# Material
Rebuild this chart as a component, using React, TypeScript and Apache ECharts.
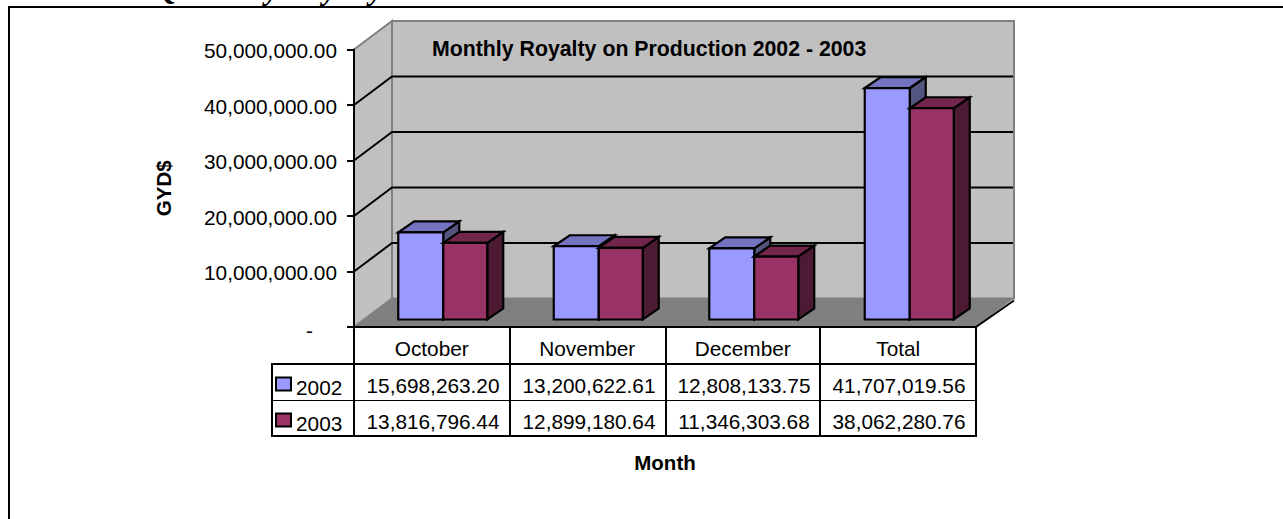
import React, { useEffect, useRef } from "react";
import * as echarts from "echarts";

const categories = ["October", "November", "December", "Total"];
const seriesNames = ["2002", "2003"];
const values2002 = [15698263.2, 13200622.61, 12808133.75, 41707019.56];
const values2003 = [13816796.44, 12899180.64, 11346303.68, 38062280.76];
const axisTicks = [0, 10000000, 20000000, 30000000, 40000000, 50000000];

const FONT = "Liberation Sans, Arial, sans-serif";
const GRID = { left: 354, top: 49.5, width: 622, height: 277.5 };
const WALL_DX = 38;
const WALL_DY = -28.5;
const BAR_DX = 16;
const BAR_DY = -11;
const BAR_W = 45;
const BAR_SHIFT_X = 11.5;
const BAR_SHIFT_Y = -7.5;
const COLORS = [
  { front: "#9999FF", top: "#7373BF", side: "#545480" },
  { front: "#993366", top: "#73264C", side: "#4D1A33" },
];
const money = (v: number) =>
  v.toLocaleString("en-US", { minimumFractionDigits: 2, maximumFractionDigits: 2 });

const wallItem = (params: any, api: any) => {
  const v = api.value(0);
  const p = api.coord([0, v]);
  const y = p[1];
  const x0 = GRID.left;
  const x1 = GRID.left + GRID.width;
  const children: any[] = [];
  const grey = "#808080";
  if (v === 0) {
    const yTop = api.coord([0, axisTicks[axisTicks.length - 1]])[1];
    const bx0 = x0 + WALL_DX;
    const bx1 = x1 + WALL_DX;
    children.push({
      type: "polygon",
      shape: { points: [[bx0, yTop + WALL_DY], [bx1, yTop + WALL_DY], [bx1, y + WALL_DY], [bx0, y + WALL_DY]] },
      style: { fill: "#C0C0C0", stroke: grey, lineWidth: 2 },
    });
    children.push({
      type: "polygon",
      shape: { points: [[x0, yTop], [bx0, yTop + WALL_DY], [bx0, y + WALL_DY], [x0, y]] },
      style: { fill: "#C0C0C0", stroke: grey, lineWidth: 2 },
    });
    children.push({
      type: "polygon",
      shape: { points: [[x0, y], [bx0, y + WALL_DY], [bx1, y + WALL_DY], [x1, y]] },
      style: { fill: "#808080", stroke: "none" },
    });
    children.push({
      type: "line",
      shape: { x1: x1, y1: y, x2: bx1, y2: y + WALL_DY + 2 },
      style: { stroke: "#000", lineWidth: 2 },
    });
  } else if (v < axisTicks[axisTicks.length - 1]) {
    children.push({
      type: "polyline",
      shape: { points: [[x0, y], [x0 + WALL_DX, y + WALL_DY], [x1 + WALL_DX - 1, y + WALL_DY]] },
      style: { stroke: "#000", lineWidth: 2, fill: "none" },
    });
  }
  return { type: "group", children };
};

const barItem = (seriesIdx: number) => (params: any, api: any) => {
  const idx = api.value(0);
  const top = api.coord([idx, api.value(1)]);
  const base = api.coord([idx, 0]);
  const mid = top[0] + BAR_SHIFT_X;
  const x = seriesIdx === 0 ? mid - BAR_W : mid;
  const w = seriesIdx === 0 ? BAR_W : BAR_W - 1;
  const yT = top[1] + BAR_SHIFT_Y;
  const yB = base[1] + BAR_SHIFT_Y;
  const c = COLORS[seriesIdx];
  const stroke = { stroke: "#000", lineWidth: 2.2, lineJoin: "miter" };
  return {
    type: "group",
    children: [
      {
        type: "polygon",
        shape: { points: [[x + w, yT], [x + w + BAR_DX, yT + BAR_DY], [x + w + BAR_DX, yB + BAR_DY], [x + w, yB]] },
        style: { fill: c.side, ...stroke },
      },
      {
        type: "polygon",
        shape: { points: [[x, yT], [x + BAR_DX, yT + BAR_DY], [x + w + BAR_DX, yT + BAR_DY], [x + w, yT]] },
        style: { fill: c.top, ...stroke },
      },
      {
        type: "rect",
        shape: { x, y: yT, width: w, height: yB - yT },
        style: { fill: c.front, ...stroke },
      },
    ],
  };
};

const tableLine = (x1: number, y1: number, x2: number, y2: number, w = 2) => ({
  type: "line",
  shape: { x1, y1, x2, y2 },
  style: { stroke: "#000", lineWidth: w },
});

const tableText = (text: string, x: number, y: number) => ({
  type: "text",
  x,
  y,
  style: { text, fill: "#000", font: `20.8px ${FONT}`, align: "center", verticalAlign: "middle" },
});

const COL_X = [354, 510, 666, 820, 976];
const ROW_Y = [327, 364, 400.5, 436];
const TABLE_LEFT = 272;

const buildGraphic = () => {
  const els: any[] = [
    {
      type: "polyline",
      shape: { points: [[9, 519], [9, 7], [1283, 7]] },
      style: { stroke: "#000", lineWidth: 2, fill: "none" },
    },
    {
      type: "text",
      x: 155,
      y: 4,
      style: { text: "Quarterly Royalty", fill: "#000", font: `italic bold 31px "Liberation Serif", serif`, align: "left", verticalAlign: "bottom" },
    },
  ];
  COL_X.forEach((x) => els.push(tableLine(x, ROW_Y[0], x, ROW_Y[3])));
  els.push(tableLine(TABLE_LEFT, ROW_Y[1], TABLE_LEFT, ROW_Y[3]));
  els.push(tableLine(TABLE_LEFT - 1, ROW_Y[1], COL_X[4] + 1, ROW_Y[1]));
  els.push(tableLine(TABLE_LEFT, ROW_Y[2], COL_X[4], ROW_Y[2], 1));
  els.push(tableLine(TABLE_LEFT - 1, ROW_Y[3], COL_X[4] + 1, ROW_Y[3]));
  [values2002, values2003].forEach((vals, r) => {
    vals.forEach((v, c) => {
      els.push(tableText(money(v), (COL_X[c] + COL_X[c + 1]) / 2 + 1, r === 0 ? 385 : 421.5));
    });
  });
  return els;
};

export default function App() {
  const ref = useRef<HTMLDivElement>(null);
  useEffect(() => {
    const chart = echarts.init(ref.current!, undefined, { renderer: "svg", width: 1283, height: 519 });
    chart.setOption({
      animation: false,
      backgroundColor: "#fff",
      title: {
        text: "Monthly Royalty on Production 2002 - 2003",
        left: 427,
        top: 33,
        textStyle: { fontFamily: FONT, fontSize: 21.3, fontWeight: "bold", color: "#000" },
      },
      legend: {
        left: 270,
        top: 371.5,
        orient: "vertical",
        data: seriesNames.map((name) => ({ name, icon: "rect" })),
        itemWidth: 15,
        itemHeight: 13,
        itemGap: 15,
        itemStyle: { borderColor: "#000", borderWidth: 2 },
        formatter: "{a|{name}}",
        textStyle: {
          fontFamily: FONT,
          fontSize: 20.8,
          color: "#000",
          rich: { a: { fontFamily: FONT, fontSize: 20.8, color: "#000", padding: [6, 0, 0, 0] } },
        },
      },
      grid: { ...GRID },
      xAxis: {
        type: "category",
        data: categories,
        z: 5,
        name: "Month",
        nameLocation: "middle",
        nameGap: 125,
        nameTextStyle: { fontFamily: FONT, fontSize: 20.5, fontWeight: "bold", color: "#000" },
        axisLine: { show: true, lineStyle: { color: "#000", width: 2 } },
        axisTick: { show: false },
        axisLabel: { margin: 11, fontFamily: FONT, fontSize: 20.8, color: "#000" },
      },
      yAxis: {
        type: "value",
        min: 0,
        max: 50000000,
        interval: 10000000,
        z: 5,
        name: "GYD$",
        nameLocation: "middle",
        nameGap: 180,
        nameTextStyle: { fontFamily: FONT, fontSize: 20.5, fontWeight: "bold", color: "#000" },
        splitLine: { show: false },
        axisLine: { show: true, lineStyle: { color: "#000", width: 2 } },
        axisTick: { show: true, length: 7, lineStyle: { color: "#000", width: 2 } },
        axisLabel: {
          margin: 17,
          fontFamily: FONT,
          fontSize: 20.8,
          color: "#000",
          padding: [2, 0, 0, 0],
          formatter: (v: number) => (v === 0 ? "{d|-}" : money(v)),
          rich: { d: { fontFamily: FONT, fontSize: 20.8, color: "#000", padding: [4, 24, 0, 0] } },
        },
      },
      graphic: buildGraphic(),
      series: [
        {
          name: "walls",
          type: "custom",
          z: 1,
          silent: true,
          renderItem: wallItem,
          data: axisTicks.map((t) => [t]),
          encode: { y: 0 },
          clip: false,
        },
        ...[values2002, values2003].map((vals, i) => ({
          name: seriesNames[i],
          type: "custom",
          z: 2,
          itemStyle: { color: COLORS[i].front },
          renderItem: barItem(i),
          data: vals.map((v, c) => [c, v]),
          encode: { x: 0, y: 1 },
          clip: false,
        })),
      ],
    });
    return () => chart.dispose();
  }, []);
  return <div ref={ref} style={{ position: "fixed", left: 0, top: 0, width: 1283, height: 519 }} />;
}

# Job
Write out the lines from the start of the material to the line with "2, maximumFractionDigits: 2", inclusive and exactly. Skip the pictures.

# Written response
Rebuild this chart as a component, using React, TypeScript and Apache ECharts.
import React, { useEffect, useRef } from "react";
import * as echarts from "echarts";

const categories = ["October", "November", "December", "Total"];
const seriesNames = ["2002", "2003"];
const values2002 = [15698263.2, 13200622.61, 12808133.75, 41707019.56];
const values2003 = [13816796.44, 12899180.64, 11346303.68, 38062280.76];
const axisTicks = [0, 10000000, 20000000, 30000000, 40000000, 50000000];

const FONT = "Liberation Sans, Arial, sans-serif";
const GRID = { left: 354, top: 49.5, width: 622, height: 277.5 };
const WALL_DX = 38;
const WALL_DY = -28.5;
const BAR_DX = 16;
const BAR_DY = -11;
const BAR_W = 45;
const BAR_SHIFT_X = 11.5;
const BAR_SHIFT_Y = -7.5;
const COLORS = [
  { front: "#9999FF", top: "#7373BF", side: "#545480" },
  { front: "#993366", top: "#73264C", side: "#4D1A33" },
];
const money = (v: number) =>
  v.toLocaleString("en-US", { minimumFractionDigits: 2, maximumFractionDigits: 2 });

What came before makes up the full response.